[start of Dataset section]

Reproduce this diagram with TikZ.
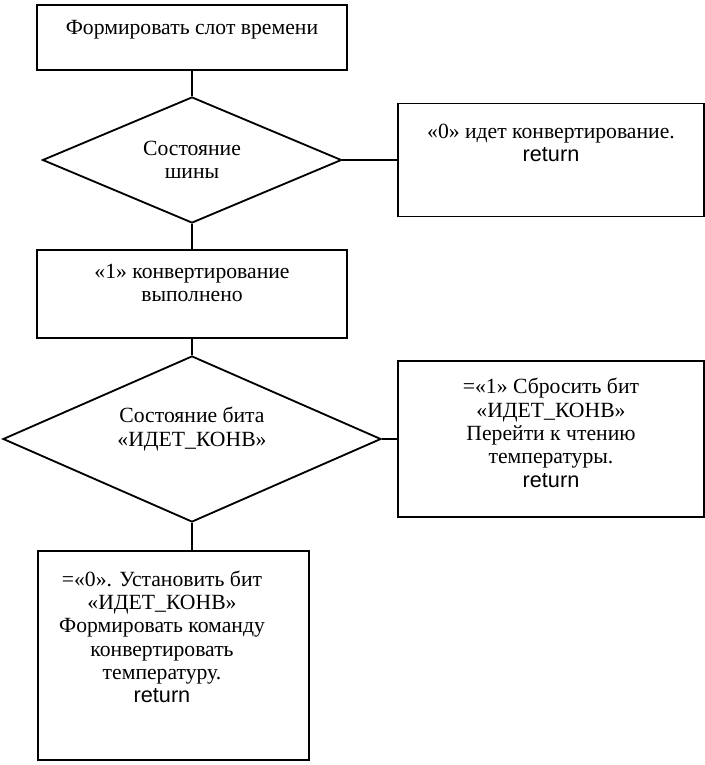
\documentclass[tikz,border=0pt]{standalone}
\usepackage{fontspec}
\setmainfont{Liberation Serif}
\newfontfamily\retfont{Liberation Sans}
\usetikzlibrary{shapes.geometric}
\begin{document}
\begin{tikzpicture}[x=0.6pt, y=-0.6pt,
    blok/.style={draw, line width=1.1pt, rectangle, inner sep=0pt},
    romb/.style={draw, line width=1.1pt, diamond, inner sep=0pt},
    lbl/.style={align=center, inner sep=0pt, font=\fontsize{13}{14}\selectfont},
    link/.style={line width=1.1pt}]
            \useasboundingbox (0,0) rectangle (705,765);
            
            % Drawing box Formirovat slot
            \node [blok, minimum width=186pt, minimum height=39pt] (slot) at (192,37.5) {};
            \node [lbl] (slotT) at (192,30) {Формировать слот времени};
            
            % Drawing diamond Sostoyanie shiny
            \node [romb, minimum width=179.4pt, minimum height=75.6pt] (shina) at (192,160) {};
            \node [lbl] (shinaT) at (192,160) {Состояние\\шины};
            
            % Drawing box "0"
            \node [blok, minimum width=183.6pt, minimum height=67.8pt] (nol) at (551,160) {};
            \node [lbl] (nolT) at (551,143) {«0» идет конвертирование.\\{\retfont return}};
            
            % Drawing box "1"
            \node [blok, minimum width=186pt, minimum height=52.8pt] (odin) at (192,294) {};
            \node [lbl] (odinT) at (192,283) {«1» конвертирование\\выполнено};
            
            % Drawing diamond Sostoyanie bita
            \node [romb, minimum width=226.8pt, minimum height=99.6pt] (bit) at (192,439) {};
            \node [lbl] (bitT) at (192,429) {Состояние бита\\«ИДЕТ\_КОНВ»};
            
            % Drawing box "=1"
            \node [blok, minimum width=183.6pt, minimum height=93.6pt] (sbros) at (551,439) {};
            \node [lbl] (sbrosT) at (551,433) {=«1» Сбросить бит\\«ИДЕТ\_КОНВ»\\Перейти к чтению\\температуры.\\{\retfont return}};
            
            % Drawing box "=0"
            \node [blok, minimum width=162.6pt, minimum height=125.4pt] (ustan) at (173.5,655.5) {};
            \node [lbl] (ustanT) at (162,637) {=«0». Установить бит\\«ИДЕТ\_КОНВ»\\Формировать команду\\конвертировать\\температуру.\\{\retfont return}};
            
            % Drawing connectors
            \draw [link] (slot.south) -- (shina.north);%
            \draw [link] (shina.east) -- (nol.west);%
            \draw [link] (shina.south) -- (odin.north);%
            \draw [link] (odin.south) -- (bit.north);%
            \draw [link] (bit.east) -- (sbros.west);%
            \draw [link] (bit.south) -- (bit.south |- ustan.north);%
        \end{tikzpicture}
\end{document}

[end of Dataset section]

### Aim of the exercise
Leave the pictures out and please restate exactly the lines running from the start of the material through the one with "[lbl] (ustanT) at".

### Result of the exercise
Reproduce this diagram with TikZ.
\documentclass[tikz,border=0pt]{standalone}
\usepackage{fontspec}
\setmainfont{Liberation Serif}
\newfontfamily\retfont{Liberation Sans}
\usetikzlibrary{shapes.geometric}
\begin{document}
\begin{tikzpicture}[x=0.6pt, y=-0.6pt,
    blok/.style={draw, line width=1.1pt, rectangle, inner sep=0pt},
    romb/.style={draw, line width=1.1pt, diamond, inner sep=0pt},
    lbl/.style={align=center, inner sep=0pt, font=\fontsize{13}{14}\selectfont},
    link/.style={line width=1.1pt}]
            \useasboundingbox (0,0) rectangle (705,765);
            
            % Drawing box Formirovat slot
            \node [blok, minimum width=186pt, minimum height=39pt] (slot) at (192,37.5) {};
            \node [lbl] (slotT) at (192,30) {Формировать слот времени};
            
            % Drawing diamond Sostoyanie shiny
            \node [romb, minimum width=179.4pt, minimum height=75.6pt] (shina) at (192,160) {};
            \node [lbl] (shinaT) at (192,160) {Состояние\\шины};
            
            % Drawing box "0"
            \node [blok, minimum width=183.6pt, minimum height=67.8pt] (nol) at (551,160) {};
            \node [lbl] (nolT) at (551,143) {«0» идет конвертирование.\\{\retfont return}};
            
            % Drawing box "1"
            \node [blok, minimum width=186pt, minimum height=52.8pt] (odin) at (192,294) {};
            \node [lbl] (odinT) at (192,283) {«1» конвертирование\\выполнено};
            
            % Drawing diamond Sostoyanie bita
            \node [romb, minimum width=226.8pt, minimum height=99.6pt] (bit) at (192,439) {};
            \node [lbl] (bitT) at (192,429) {Состояние бита\\«ИДЕТ\_КОНВ»};
            
            % Drawing box "=1"
            \node [blok, minimum width=183.6pt, minimum height=93.6pt] (sbros) at (551,439) {};
            \node [lbl] (sbrosT) at (551,433) {=«1» Сбросить бит\\«ИДЕТ\_КОНВ»\\Перейти к чтению\\температуры.\\{\retfont return}};
            
            % Drawing box "=0"
            \node [blok, minimum width=162.6pt, minimum height=125.4pt] (ustan) at (173.5,655.5) {};
            \node [lbl] (ustanT) at (162,637) {=«0». Установить бит\\«ИДЕТ\_КОНВ»\\Формировать команду\\конвертировать\\температуру.\\{\retfont return}};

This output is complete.